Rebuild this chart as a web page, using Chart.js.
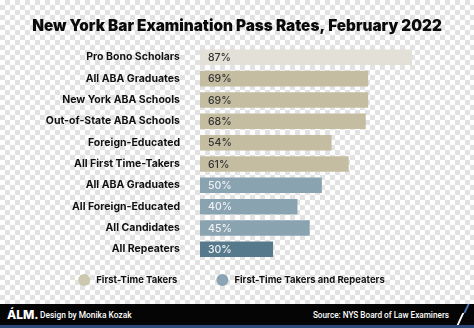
<!DOCTYPE html>
<html><head><meta charset="utf-8">
<script src="https://cdn.jsdelivr.net/npm/chart.js@4.4.0/dist/chart.umd.min.js"></script>
<style>
html,body{margin:0;padding:0;}
body{width:474px;height:328px;overflow:hidden;position:relative;background:repeating-conic-gradient(#e2e2e2 0% 25%, #ffffff 0% 50%) 0 0/10px 10px;font-family:Inter,sans-serif;}
#wrap{position:absolute;left:0;top:0;width:474px;height:304px;}
#footer{position:absolute;left:0;top:304px;width:474px;height:21px;background:#050505;border-bottom:3px solid #2c4a78;color:#fff;overflow:hidden;}
#logo{position:absolute;left:7px;top:3px;font:800 12px Inter,sans-serif;letter-spacing:0px;}
#design{position:absolute;left:40px;top:6px;font:500 8.4px Roboto,sans-serif;}
#source{position:absolute;right:25px;top:6px;font:500 8.2px Roboto,sans-serif;}
#slash1{position:absolute;left:466px;top:-2px;width:2px;height:11px;background:#4a7ab8;transform:skewX(-25deg);}
#slash2{position:absolute;left:459px;top:9px;width:2px;height:14px;background:#fff;transform:skewX(-25deg);}
</style></head>
<body>
<div id="wrap"><canvas id="c" width="474" height="304"></canvas></div>
<div id="footer"><span id="logo">ÁLM.</span><span id="design">Design by Monika Kozak</span><span id="source">Source: NYS Board of Law Examiners</span><div id="slash1"></div><div id="slash2"></div></div>
<script>
const categories = ["Pro Bono Scholars","All ABA Graduates","New York ABA Schools","Out-of-State ABA Schools","Foreign-Educated","All First Time-Takers","All ABA Graduates","All Foreign-Educated","All Candidates","All Repeaters"];
const firstTimeTakers = [87,69,69,68,54,61,null,null,null,null];
const firstTimeAndRepeaters = [null,null,null,null,null,null,50,40,45,30];
const seriesNames = ["First-Time Takers","First-Time Takers and Repeaters"];
const titleText = "New York Bar Examination Pass Rates, February 2022";

const tanColors = ["#e3e0d7","#c4bda2","#c4bda2","#c4bda2","#c4bda2","#c4bda2","#c4bda2","#c4bda2","#c4bda2","#c4bda2"];
const blueColors = ["#8aa3b1","#8aa3b1","#8aa3b1","#8aa3b1","#8aa3b1","#8aa3b1","#8aa3b1","#8aa3b1","#8aa3b1","#57798c"];
const legendColors = ["#cdc7af","#8aa3b5"];
const labelColors = ["#333333","#eef2f5"];

const valueLabels = {
  id:'valueLabels',
  afterDatasetsDraw(chart){
    const ctx = chart.ctx;
    const x0 = chart.scales.x.getPixelForValue(0);
    ctx.save();
    ctx.font = '500 10.5px Inter, sans-serif';
    ctx.textBaseline = 'middle';
    ctx.textAlign = 'left';
    chart.data.datasets.forEach((ds, di) => {
      const meta = chart.getDatasetMeta(di);
      meta.data.forEach((el, i) => {
        const v = ds.data[i];
        if (v === null || v === undefined) return;
        ctx.fillStyle = labelColors[di];
        ctx.fillText(v + '%', x0 + 8, el.y + 0.5);
      });
    });
    ctx.restore();
  }
};

const customLegend = {
  id:'customLegend',
  afterDraw(chart){
    const ctx = chart.ctx;
    ctx.save();
    ctx.font = '700 9.5px Inter, sans-serif';
    ctx.textBaseline = 'middle';
    const r = 6, textGap = 6, itemGap = 39;
    const names = chart.data.datasets.map(d => d.label);
    const widths = names.map(n => ctx.measureText(n).width);
    const total = widths.reduce((a, w) => a + 2*r + textGap + w, 0) + itemGap*(names.length-1);
    const cy = chart.chartArea.bottom + 20;
    let x = 231.5 - total/2;
    names.forEach((n, i) => {
      ctx.fillStyle = legendColors[i];
      ctx.beginPath(); ctx.arc(x + r, cy, r, 0, Math.PI*2); ctx.fill();
      ctx.fillStyle = '#111';
      ctx.fillText(n, x + 2*r + textGap, cy + 0.5);
      x += 2*r + textGap + widths[i] + itemGap;
    });
    ctx.restore();
  }
};

new Chart(document.getElementById('c'), {
  type: 'bar',
  data: {
    labels: categories,
    datasets: [
      {label: seriesNames[0], data: firstTimeTakers, backgroundColor: tanColors, barPercentage: 0.73, categoryPercentage: 1.0},
      {label: seriesNames[1], data: firstTimeAndRepeaters, backgroundColor: blueColors, barPercentage: 0.73, categoryPercentage: 1.0}
    ]
  },
  options: {
    indexAxis: 'y',
    responsive: false,
    animation: false,
    layout: {padding: {left: 12, right: 12, top: 0, bottom: 44}},
    scales: {
      x: {stacked: true, min: 0, max: 107.5, display: false},
      y: {stacked: true, grid: {display: false}, border: {display: false},
          afterFit(axis){ axis.width = 188; },
          ticks: {color: '#111', padding: 12, font: {family: 'Inter', weight: '700', size: 10.5}}}
    },
    plugins: {
      title: {display: true, text: titleText, color: '#0a0a0a', font: {family: 'Inter', weight: '900', size: 15.3}, padding: {top: 17.5, bottom: 10.8}},
      legend: {display: false},
      tooltip: {enabled: false}
    }
  },
  plugins: [valueLabels, customLegend]
});
</script>
</body></html>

________

__What is asked__:
Repeat the data above exactly, but not the pictures.

__Exercise answer__:
Rebuild this chart as a web page, using Chart.js.
<!DOCTYPE html>
<html><head><meta charset="utf-8">
<script src="https://cdn.jsdelivr.net/npm/chart.js@4.4.0/dist/chart.umd.min.js"></script>
<style>
html,body{margin:0;padding:0;}
body{width:474px;height:328px;overflow:hidden;position:relative;background:repeating-conic-gradient(#e2e2e2 0% 25%, #ffffff 0% 50%) 0 0/10px 10px;font-family:Inter,sans-serif;}
#wrap{position:absolute;left:0;top:0;width:474px;height:304px;}
#footer{position:absolute;left:0;top:304px;width:474px;height:21px;background:#050505;border-bottom:3px solid #2c4a78;color:#fff;overflow:hidden;}
#logo{position:absolute;left:7px;top:3px;font:800 12px Inter,sans-serif;letter-spacing:0px;}
#design{position:absolute;left:40px;top:6px;font:500 8.4px Roboto,sans-serif;}
#source{position:absolute;right:25px;top:6px;font:500 8.2px Roboto,sans-serif;}
#slash1{position:absolute;left:466px;top:-2px;width:2px;height:11px;background:#4a7ab8;transform:skewX(-25deg);}
#slash2{position:absolute;left:459px;top:9px;width:2px;height:14px;background:#fff;transform:skewX(-25deg);}
</style></head>
<body>
<div id="wrap"><canvas id="c" width="474" height="304"></canvas></div>
<div id="footer"><span id="logo">ÁLM.</span><span id="design">Design by Monika Kozak</span><span id="source">Source: NYS Board of Law Examiners</span><div id="slash1"></div><div id="slash2"></div></div>
<script>
const categories = ["Pro Bono Scholars","All ABA Graduates","New York ABA Schools","Out-of-State ABA Schools","Foreign-Educated","All First Time-Takers","All ABA Graduates","All Foreign-Educated","All Candidates","All Repeaters"];
const firstTimeTakers = [87,69,69,68,54,61,null,null,null,null];
const firstTimeAndRepeaters = [null,null,null,null,null,null,50,40,45,30];
const seriesNames = ["First-Time Takers","First-Time Takers and Repeaters"];
const titleText = "New York Bar Examination Pass Rates, February 2022";

const tanColors = ["#e3e0d7","#c4bda2","#c4bda2","#c4bda2","#c4bda2","#c4bda2","#c4bda2","#c4bda2","#c4bda2","#c4bda2"];
const blueColors = ["#8aa3b1","#8aa3b1","#8aa3b1","#8aa3b1","#8aa3b1","#8aa3b1","#8aa3b1","#8aa3b1","#8aa3b1","#57798c"];
const legendColors = ["#cdc7af","#8aa3b5"];
const labelColors = ["#333333","#eef2f5"];

const valueLabels = {
  id:'valueLabels',
  afterDatasetsDraw(chart){
    const ctx = chart.ctx;
    const x0 = chart.scales.x.getPixelForValue(0);
    ctx.save();
    ctx.font = '500 10.5px Inter, sans-serif';
    ctx.textBaseline = 'middle';
    ctx.textAlign = 'left';
    chart.data.datasets.forEach((ds, di) => {
      const meta = chart.getDatasetMeta(di);
      meta.data.forEach((el, i) => {
        const v = ds.data[i];
        if (v === null || v === undefined) return;
        ctx.fillStyle = labelColors[di];
        ctx.fillText(v + '%', x0 + 8, el.y + 0.5);
      });
    });
    ctx.restore();
  }
};

const customLegend = {
  id:'customLegend',
  afterDraw(chart){
    const ctx = chart.ctx;
    ctx.save();
    ctx.font = '700 9.5px Inter, sans-serif';
    ctx.textBaseline = 'middle';
    const r = 6, textGap = 6, itemGap = 39;
    const names = chart.data.datasets.map(d => d.label);
    const widths = names.map(n => ctx.measureText(n).width);
    const total = widths.reduce((a, w) => a + 2*r + textGap + w, 0) + itemGap*(names.length-1);
    const cy = chart.chartArea.bottom + 20;
    let x = 231.5 - total/2;
    names.forEach((n, i) => {
      ctx.fillStyle = legendColors[i];
      ctx.beginPath(); ctx.arc(x + r, cy, r, 0, Math.PI*2); ctx.fill();
      ctx.fillStyle = '#111';
      ctx.fillText(n, x + 2*r + textGap, cy + 0.5);
      x += 2*r + textGap + widths[i] + itemGap;
    });
    ctx.restore();
  }
};

new Chart(document.getElementById('c'), {
  type: 'bar',
  data: {
    labels: categories,
    datasets: [
      {label: seriesNames[0], data: firstTimeTakers, backgroundColor: tanColors, barPercentage: 0.73, categoryPercentage: 1.0},
      {label: seriesNames[1], data: firstTimeAndRepeaters, backgroundColor: blueColors, barPercentage: 0.73, categoryPercentage: 1.0}
    ]
  },
  options: {
    indexAxis: 'y',
    responsive: false,
    animation: false,
    layout: {padding: {left: 12, right: 12, top: 0, bottom: 44}},
    scales: {
      x: {stacked: true, min: 0, max: 107.5, display: false},
      y: {stacked: true, grid: {display: false}, border: {display: false},
          afterFit(axis){ axis.width = 188; },
          ticks: {color: '#111', padding: 12, font: {family: 'Inter', weight: '700', size: 10.5}}}
    },
    plugins: {
      title: {display: true, text: titleText, color: '#0a0a0a', font: {family: 'Inter', weight: '900', size: 15.3}, padding: {top: 17.5, bottom: 10.8}},
      legend: {display: false},
      tooltip: {enabled: false}
    }
  },
  plugins: [valueLabels, customLegend]
});
</script>
</body></html>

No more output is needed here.